L’article 40, alinéa 2, du Code de procédure pénale prévoit que « toute autorité constituée, tout officier public ou fonctionnaire qui, dans l’exercice de ses fonctions, acquiert la connaissance d’un crime ou d’un délit est tenu d’en donner avis sans délai au procureur de la République et de transmettre à ce magistrat tous les renseignements, procès-verbaux et actes qui y sont relatifs ». Ce texte s’impose, par exemple, aux autorités administratives indépendantes, telle que la CNIL (Crim. 3 févr. 1998, Bull. crim. n° 40), ou aux fonctionnaires, tels que les inspecteurs du travail  (Crim. 9 janv. 2018, n° 17-80.200) ou les « fonctionnaires de la DGCCRF » (Crim. 14 déc. 2000, Bull. crim. n° 380), qui, dans l’exercice de leurs fonctions, ont eu connaissance des faits délictueux. Mais, comme on l’a justement fait observer, le législateur n’a prévu aucune sanction en cas de violation de cette obligation.

Peut-on considérer que « l’Élysée », ses agents ou ses collaborateurs étaient tenus de dénoncer les agissements d’Alexandre Benalla le 1er mai dernier ?
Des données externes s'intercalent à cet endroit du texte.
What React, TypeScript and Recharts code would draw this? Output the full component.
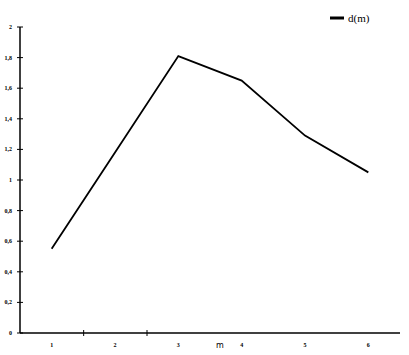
import { LineChart, Line, XAxis, YAxis, Label } from 'recharts';

const categories = ['1', '2', '3', '4', '5', '6'];
const dValues = [0.55, 1.18, 1.81, 1.65, 1.29, 1.05];
const yTicks = [0, 0.2, 0.4, 0.6, 0.8, 1, 1.2, 1.4, 1.6, 1.8, 2];

const data = categories.map((m, i) => ({ m, d: dValues[i] }));

const fmt = (v: number) => String(v).replace('.', ',');

const XTick = (props: any) => {
  const { x, y, payload, index } = props;
  return (
    <g>
      {index < 2 && (
        <line x1={x + 32} x2={x + 32} y1={y - 3} y2={y + 3} stroke="#000" strokeWidth={1} />
      )}
      <text x={x} y={y + 14} textAnchor="middle" fontSize={6} fontWeight="bold" fill="#000">
        {payload.value}
      </text>
    </g>
  );
};

const YTick = (props: any) => {
  const { x, y, payload } = props;
  return (
    <g>
      <line x1={x - 3} x2={x + 3} y1={y} y2={y} stroke="#000" strokeWidth={1} />
      <text x={x - 8} y={y + 2} textAnchor="end" fontSize={6} fontWeight="bold" fill="#000">
        {fmt(payload.value)}
      </text>
    </g>
  );
};

const AxisName = (props: any) => {
  const { viewBox } = props;
  const cx = viewBox.x + viewBox.width / 2 + 10;
  return (
    <text x={cx} y={viewBox.y + 15} textAnchor="middle" fontSize={8} fontFamily="DejaVu Sans, sans-serif" fill="#000">
      m
    </text>
  );
};

export default function App() {
  return (
    <div style={{ position: 'fixed', left: 0, top: 0, width: 409, height: 355, background: '#fff' }}>
      <LineChart width={409} height={355} data={data} margin={{ top: 27, right: 9, bottom: 0, left: 0 }}>
        <XAxis
          dataKey="m"
          scale="band"
          height={22}
          axisLine={{ stroke: '#000', strokeWidth: 1.5 }}
          tickLine={false}
          tickSize={0}
          tickMargin={0}
          tick={<XTick />}
          interval={0}
        >
          <Label content={<AxisName />} />
        </XAxis>
        <YAxis
          width={20}
          domain={[0, 2]}
          ticks={yTicks}
          axisLine={{ stroke: '#000', strokeWidth: 1.5 }}
          tickLine={false}
          tickSize={0}
          tickMargin={0}
          tick={<YTick />}
          interval={0}
        />
        <Line
          dataKey="d"
          name="d(m)"
          type="linear"
          stroke="#000"
          strokeWidth={1.8}
          dot={false}
          isAnimationActive={false}
        />
      </LineChart>
      <div style={{ position: 'absolute', left: 328, top: 10, display: 'flex', alignItems: 'center' }}>
        <svg width={60} height={16}>
          <line x1={2} x2={16} y1={8} y2={8} stroke="#000" strokeWidth={3} />
          <text x={20} y={12} fontSize={11} fontFamily="Liberation Serif, serif" fill="#000">
            d(m)
          </text>
        </svg>
      </div>
    </div>
  );
}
Si l’on s’appuie sur les termes de l’article 40, alinéa 2, du Code de procédure pénale, on doit donner une réponse positive. Dès lors qu’une autorité, un officier public ou un fonctionnaire a acquis, dans l’exercice de ses fonctions, la connaissance d’un crime ou d’un délit, il est tenu de signaler les faits au procureur de la République. Selon les informations communiquées, l’Élysée a été informé des agissements imputés au collaborateur du Président de la République, puisque des sanctions disciplinaires ont été prononcées à son encontre. Les faits auraient dû être portés à la connaissance du magistrat du parquet.
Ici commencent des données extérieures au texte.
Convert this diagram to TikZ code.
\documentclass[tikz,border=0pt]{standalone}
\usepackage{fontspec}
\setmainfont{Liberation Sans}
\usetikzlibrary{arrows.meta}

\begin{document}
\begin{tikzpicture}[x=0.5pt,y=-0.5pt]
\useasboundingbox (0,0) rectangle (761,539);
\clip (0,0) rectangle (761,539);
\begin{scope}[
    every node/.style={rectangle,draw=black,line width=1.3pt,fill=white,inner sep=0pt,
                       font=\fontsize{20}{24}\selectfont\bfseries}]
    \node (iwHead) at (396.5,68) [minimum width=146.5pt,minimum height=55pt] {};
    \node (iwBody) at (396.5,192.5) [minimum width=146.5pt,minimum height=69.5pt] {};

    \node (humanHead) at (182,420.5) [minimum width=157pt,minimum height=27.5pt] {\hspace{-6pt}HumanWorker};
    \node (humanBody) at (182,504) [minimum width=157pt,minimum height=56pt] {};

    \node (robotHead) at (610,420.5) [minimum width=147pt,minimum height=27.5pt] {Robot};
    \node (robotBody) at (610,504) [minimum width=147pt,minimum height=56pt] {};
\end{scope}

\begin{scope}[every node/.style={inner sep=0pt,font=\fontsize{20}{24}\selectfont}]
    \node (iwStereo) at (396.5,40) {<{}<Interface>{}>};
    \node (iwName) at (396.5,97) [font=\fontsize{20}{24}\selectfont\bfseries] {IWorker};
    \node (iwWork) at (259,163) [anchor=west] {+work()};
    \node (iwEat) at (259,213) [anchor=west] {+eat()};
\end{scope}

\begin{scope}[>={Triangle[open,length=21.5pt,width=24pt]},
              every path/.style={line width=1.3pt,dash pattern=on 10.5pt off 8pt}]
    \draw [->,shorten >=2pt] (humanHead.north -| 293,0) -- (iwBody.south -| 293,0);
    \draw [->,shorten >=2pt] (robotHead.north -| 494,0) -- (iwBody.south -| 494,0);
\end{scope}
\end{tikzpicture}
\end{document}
Cependant, comme il a été précédemment indiqué, l’absence de dénonciation des agissements en cause ne permet pas d’engager la responsabilité pénale des personnes sur lesquelles pesait l’obligation de ladite dénonciation. C’est qu’en effet, une omission ou une abstention n’est pénalement sanctionnée que si un texte le prévoit expressément. Tel est, par exemple, le cas de non-dénonciation de crime (art. 434-1 C. pénal) ou de non-révélation de faits délictueux par un commissaire aux comptes (art. L. 225-240, al. 2, et L. 820-7 C. commerce). Contrairement aux hypothèses précitées où le législateur a pris soin de prévoir des sanctions pénales en cas de méconnaissance des obligations instituées, l’article 40, alinéa 2, du Code de procédure pénale reste totalement silencieux sur la question des sanctions applicables.
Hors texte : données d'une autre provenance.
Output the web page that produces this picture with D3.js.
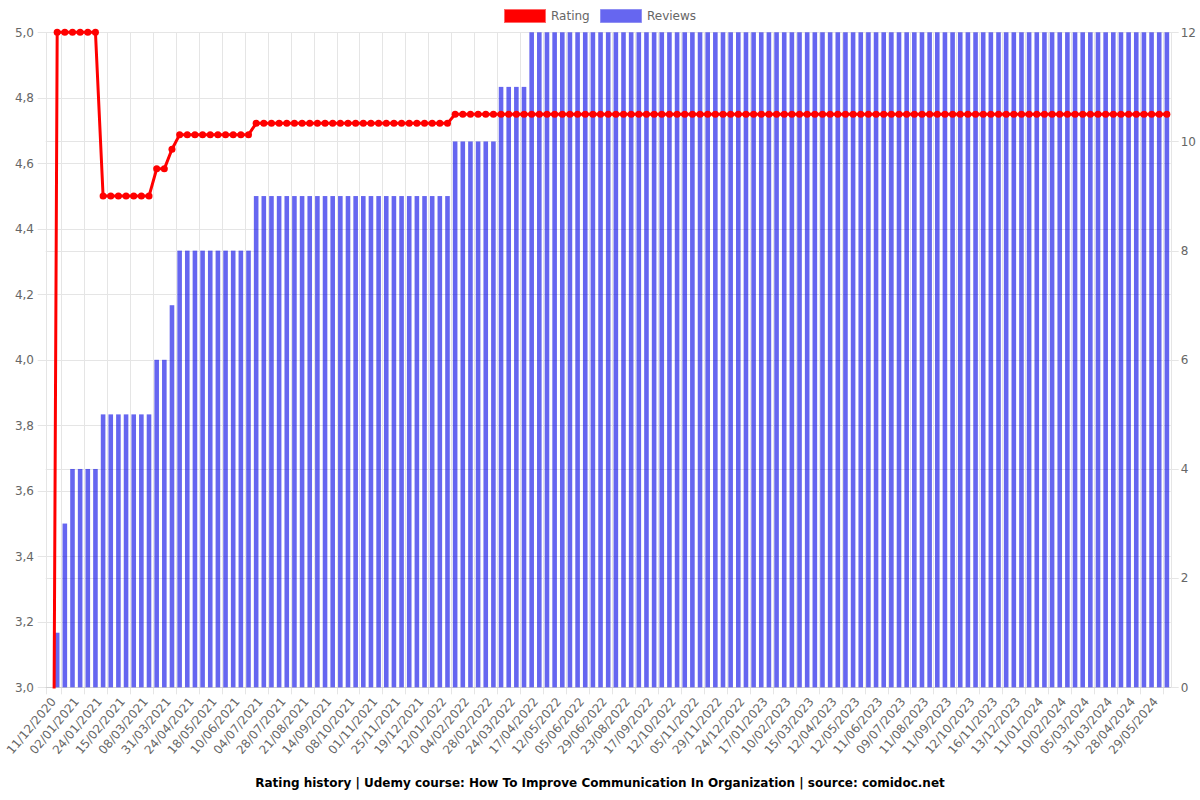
<!DOCTYPE html>
<html>
<head>
<meta charset="utf-8">
<script src="https://cdn.jsdelivr.net/npm/d3@7"></script>
<style>
  html, body { margin: 0; padding: 0; background: #fff; }
  svg { display: block; font-family: "DejaVu Sans", sans-serif; }
</style>
</head>
<body>
<svg id="chart" width="1200" height="800"></svg>
<script>
const categories = [
  "11/12/2020","18/12/2020","25/12/2020",
  "02/01/2021","09/01/2021","17/01/2021",
  "24/01/2021","31/01/2021","08/02/2021",
  "15/02/2021","22/02/2021","01/03/2021",
  "08/03/2021","16/03/2021","23/03/2021",
  "31/03/2021","08/04/2021","16/04/2021",
  "24/04/2021","02/05/2021","10/05/2021",
  "18/05/2021","26/05/2021","02/06/2021",
  "10/06/2021","18/06/2021","26/06/2021",
  "04/07/2021","12/07/2021","20/07/2021",
  "28/07/2021","05/08/2021","13/08/2021",
  "21/08/2021","29/08/2021","06/09/2021",
  "14/09/2021","22/09/2021","30/09/2021",
  "08/10/2021","16/10/2021","24/10/2021",
  "01/11/2021","09/11/2021","17/11/2021",
  "25/11/2021","03/12/2021","11/12/2021",
  "19/12/2021","27/12/2021","04/01/2022",
  "12/01/2022","20/01/2022","27/01/2022",
  "04/02/2022","12/02/2022","20/02/2022",
  "28/02/2022","08/03/2022","16/03/2022",
  "24/03/2022","01/04/2022","09/04/2022",
  "17/04/2022","25/04/2022","04/05/2022",
  "12/05/2022","20/05/2022","28/05/2022",
  "05/06/2022","13/06/2022","21/06/2022",
  "29/06/2022","18/07/2022","05/08/2022",
  "23/08/2022","31/08/2022","09/09/2022",
  "17/09/2022","25/09/2022","04/10/2022",
  "12/10/2022","20/10/2022","28/10/2022",
  "05/11/2022","13/11/2022","21/11/2022",
  "29/11/2022","07/12/2022","16/12/2022",
  "24/12/2022","01/01/2023","09/01/2023",
  "17/01/2023","25/01/2023","02/02/2023",
  "10/02/2023","21/02/2023","04/03/2023",
  "15/03/2023","24/03/2023","03/04/2023",
  "12/04/2023","22/04/2023","02/05/2023",
  "12/05/2023","22/05/2023","01/06/2023",
  "11/06/2023","20/06/2023","30/06/2023",
  "09/07/2023","20/07/2023","31/07/2023",
  "11/08/2023","21/08/2023","01/09/2023",
  "11/09/2023","21/09/2023","01/10/2023",
  "12/10/2023","24/10/2023","04/11/2023",
  "16/11/2023","25/11/2023","04/12/2023",
  "13/12/2023","23/12/2023","02/01/2024",
  "11/01/2024","21/01/2024","31/01/2024",
  "10/02/2024","18/02/2024","26/02/2024",
  "05/03/2024","14/03/2024","22/03/2024",
  "31/03/2024","09/04/2024","19/04/2024",
  "28/04/2024","08/05/2024","18/05/2024",
  "29/05/2024","08/06/2024","18/06/2024"
];

const reviews = [
  0,1,3,4,4,4,4,5,5,5,5,5,5,5,6,6,7,8,8,8,8,8,8,8,8,8,8,
  9,9,9,9,9,9,9,9,9,9,9,9,9,9,9,9,9,9,9,9,9,9,9,9,9,9,
  10,10,10,10,10,10,
  11,11,11,11,
  12,12,12,12,12,12,12,12,12,12,12,12,12,12,12,12,12,12,12,12,12,
  12,12,12,12,12,12,12,12,12,12,12,12,12,12,12,12,12,12,12,12,12,
  12,12,12,12,12,12,12,12,12,12,12,12,12,12,12,12,12,12,12,12,12,
  12,12,12,12,12,12,12,12,12,12,12,12,12,12,12,12,12,12,12,12,12
];

const rating = [
  0,
  5.0,5.0,5.0,5.0,5.0,5.0,
  4.5,4.5,4.5,4.5,4.5,4.5,4.5,
  4.583,4.583,
  4.643,
  4.6875,4.6875,4.6875,4.6875,4.6875,4.6875,4.6875,4.6875,4.6875,4.6875,
  4.722,4.722,4.722,4.722,4.722,4.722,4.722,4.722,4.722,4.722,4.722,4.722,4.722,
  4.722,4.722,4.722,4.722,4.722,4.722,4.722,4.722,4.722,4.722,4.722,4.722,4.722,
  4.75,4.75,4.75,4.75,4.75,4.75,4.75,4.75,4.75,4.75,4.75,4.75,4.75,4.75,4.75,4.75,
  4.75,4.75,4.75,4.75,4.75,4.75,4.75,4.75,4.75,4.75,4.75,4.75,4.75,4.75,4.75,4.75,
  4.75,4.75,4.75,4.75,4.75,4.75,4.75,4.75,4.75,4.75,4.75,4.75,4.75,4.75,4.75,4.75,
  4.75,4.75,4.75,4.75,4.75,4.75,4.75,4.75,4.75,4.75,4.75,4.75,4.75,4.75,4.75,4.75,
  4.75,4.75,4.75,4.75,4.75,4.75,4.75,4.75,4.75,4.75,4.75,4.75,4.75,4.75,4.75,4.75,
  4.75,4.75,4.75,4.75,4.75,4.75,4.75,4.75,4.75,4.75,4.75,4.75,4.75,4.75
];

const ratingTicks = [3.0,3.2,3.4,3.6,3.8,4.0,4.2,4.4,4.6,4.8,5.0];
const reviewTicks = [0,2,4,6,8,10,12];
const labelEvery = 3;
const titleText = "Rating history | Udemy course: How To Improve Communication In Organization | source: comidoc.net";
const seriesNames = ["Rating", "Reviews"];

(function () {
const W = 1200, H = 800;
const pL = 45.7, pR = 1170.7, pT = 32.3, pB = 687.3;
const gridColor = "#e5e5e5";
const tickColor = "#666";
const barColor = "rgba(0,0,230,0.6)";
const lineColor = "#ff0000";

const svg = d3.select("#chart");

const x = d3.scaleBand().domain(d3.range(categories.length)).range([pL, pR]).padding(0);
const yL = d3.scaleLinear().domain([3, 5]).range([pB, pT]);
const yR = d3.scaleLinear().domain([0, 12]).range([pB, pT]);
const step = x.bandwidth();
const cx = i => x(i) + step / 2;

svg.append("defs").append("clipPath").attr("id", "plotclip")
  .append("rect").attr("x", pL - 6).attr("y", pT - 6)
  .attr("width", pR - pL + 12).attr("height", pB - pT + 7.2);

const grid = svg.append("g");
grid.selectAll(".gl").data(ratingTicks).enter().append("line")
  .attr("x1", pL - 8).attr("x2", pR)
  .attr("y1", d => Math.round(yL(d)) + 0.5).attr("y2", d => Math.round(yL(d)) + 0.5)
  .attr("stroke", gridColor).attr("stroke-width", 1);
grid.selectAll(".gr").data(reviewTicks).enter().append("line")
  .attr("x1", pL).attr("x2", pR + 8)
  .attr("y1", d => Math.round(yR(d)) + 0.5).attr("y2", d => Math.round(yR(d)) + 0.5)
  .attr("stroke", gridColor).attr("stroke-width", 1);
const labelIdx = d3.range(0, categories.length, labelEvery);
grid.selectAll(".gx").data(labelIdx).enter().append("line")
  .attr("x1", d => Math.round(cx(d) + step * labelEvery / 2) + 0.5)
  .attr("x2", d => Math.round(cx(d) + step * labelEvery / 2) + 0.5)
  .attr("y1", pT).attr("y2", pB + 7)
  .attr("stroke", gridColor).attr("stroke-width", 1);
grid.append("line").attr("x1", Math.round(pL) + 0.5).attr("x2", Math.round(pL) + 0.5)
  .attr("y1", pT).attr("y2", pB + 7).attr("stroke", gridColor);
grid.append("line").attr("x1", Math.round(pR) + 0.5).attr("x2", Math.round(pR) + 0.5)
  .attr("y1", pT).attr("y2", pB).attr("stroke", gridColor);
grid.append("line").attr("x1", pL).attr("x2", pR)
  .attr("y1", Math.round(pB) + 0.5).attr("y2", Math.round(pB) + 0.5)
  .attr("stroke", "#d0d0d0");

const barW = 4.6;
svg.append("g").selectAll("rect").data(reviews).enter().append("rect")
  .attr("x", (d, i) => cx(i) - barW / 2)
  .attr("y", d => yR(d))
  .attr("width", barW)
  .attr("height", d => yR(0) - yR(d))
  .attr("fill", barColor);

const lineG = svg.append("g").attr("clip-path", "url(#plotclip)");
const line = d3.line().x((d, i) => cx(i)).y(d => yL(d));
lineG.append("path").datum(rating).attr("d", line)
  .attr("fill", "none").attr("stroke", lineColor).attr("stroke-width", 3)
  .attr("stroke-linejoin", "round");
lineG.selectAll("circle").data(rating).enter().append("circle")
  .attr("cx", (d, i) => cx(i)).attr("cy", d => yL(d)).attr("r", 3.5)
  .attr("fill", lineColor);

svg.append("g").selectAll("text").data(ratingTicks).enter().append("text")
  .attr("x", 34).attr("y", d => yL(d)).attr("dy", "0.35em")
  .attr("text-anchor", "end").attr("font-size", 12).attr("fill", tickColor)
  .text(d => d3.format(".1f")(d).replace(".", ","));
svg.append("g").selectAll("text").data(reviewTicks).enter().append("text")
  .attr("x", pR + 10).attr("y", d => yR(d)).attr("dy", "0.35em")
  .attr("text-anchor", "start").attr("font-size", 12).attr("fill", tickColor)
  .text(d => d);
svg.append("g").selectAll("text").data(labelIdx).enter().append("text")
  .attr("transform", d => `translate(${cx(d) + 4},${pB + 12}) rotate(-50)`)
  .attr("text-anchor", "end").attr("dy", "0.35em")
  .attr("font-size", 12).attr("fill", tickColor)
  .text(d => categories[d]);

const leg = svg.append("g");
leg.append("rect").attr("x", 504.5).attr("y", 9.5).attr("width", 41).attr("height", 13)
  .attr("fill", lineColor).attr("stroke", "#ff6666").attr("stroke-width", 1);
leg.append("text").attr("x", 551).attr("y", 16).attr("dy", "0.35em")
  .attr("font-size", 12).attr("fill", tickColor).text(seriesNames[0]);
leg.append("rect").attr("x", 600.5).attr("y", 9.5).attr("width", 41).attr("height", 13)
  .attr("fill", barColor).attr("stroke", "rgba(120,120,240,0.6)").attr("stroke-width", 1);
leg.append("text").attr("x", 647).attr("y", 16).attr("dy", "0.35em")
  .attr("font-size", 12).attr("fill", tickColor).text(seriesNames[1]);

svg.append("text").attr("x", W / 2).attr("y", 783).attr("dy", "0.35em")
  .attr("text-anchor", "middle").attr("font-size", 12).attr("font-weight", "bold")
  .attr("fill", "#000").text(titleText);
})();
</script>
</body>
</html>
L’affaire Benalla a donné lieu à l’ouverture d’une enquête préliminaire. Qu’en pensez-vous ?

Selon les informations communiquées, le parquet de Paris a ouvert une enquête préliminaire pour violences commises par une personne chargée d’une mission de service public, usurpation de fonctions et usurpation de signes réservés à l’autorité publique. S’agissant de ces deux dernières qualifications, il semble qu’Alexandre Benalla portait, au moment où il avait été filmé, un casque de police ainsi qu’un brassard police. Or, l’article 433-12 du Code pénal sanctionne d’une peine de trois ans d’emprisonnement et de 45 000 euros d’amende le fait, par toute personne agissant sans titre, de s’immiscer dans l’exercice d’une fonction publique en accomplissant l’un des actes réservés au titulaire de cette fonction. Quant à l’usurpation de signes réservés à l’autorité publique, elle est définie aux articles 433-14 et 433-15 du Code pénal.

Toutefois, indépendamment des faits imputés à Alexandre Benalla, l’enquête pourrait aussi avoir pour objectif de rechercher les éventuels « complices » ayant fourni à l’intéressé « les moyens » (un casque de police et un brassard de police) permettant d’accomplir ces infractions. Enfin, on peut se demander pourquoi les fonctionnaires de police, qui ont assisté aux actes faisant l’objet de l’enquête, ne sont pas intervenus pour procéder à l’arrestation de l’auteur des faits, comme ils avaient le droit de le faire en vertu de l’article 73 du Code de procédure pénale (enquête de flagrance). Certes, il a été indiqué que « les CRS ne savaient pas forcément qu’il s’agissait d’un observateur, puisqu’il portait un casque de policier ». Cependant, on pourrait penser que la gravité des faits imposait une réaction immédiate de la part des fonctionnaires de police présents sur les lieux de la manifestation.

En tout cas, il n’appartient qu’à l’autorité judiciaire, saisie de cette affaire, de donner une réponse à ces différentes questions.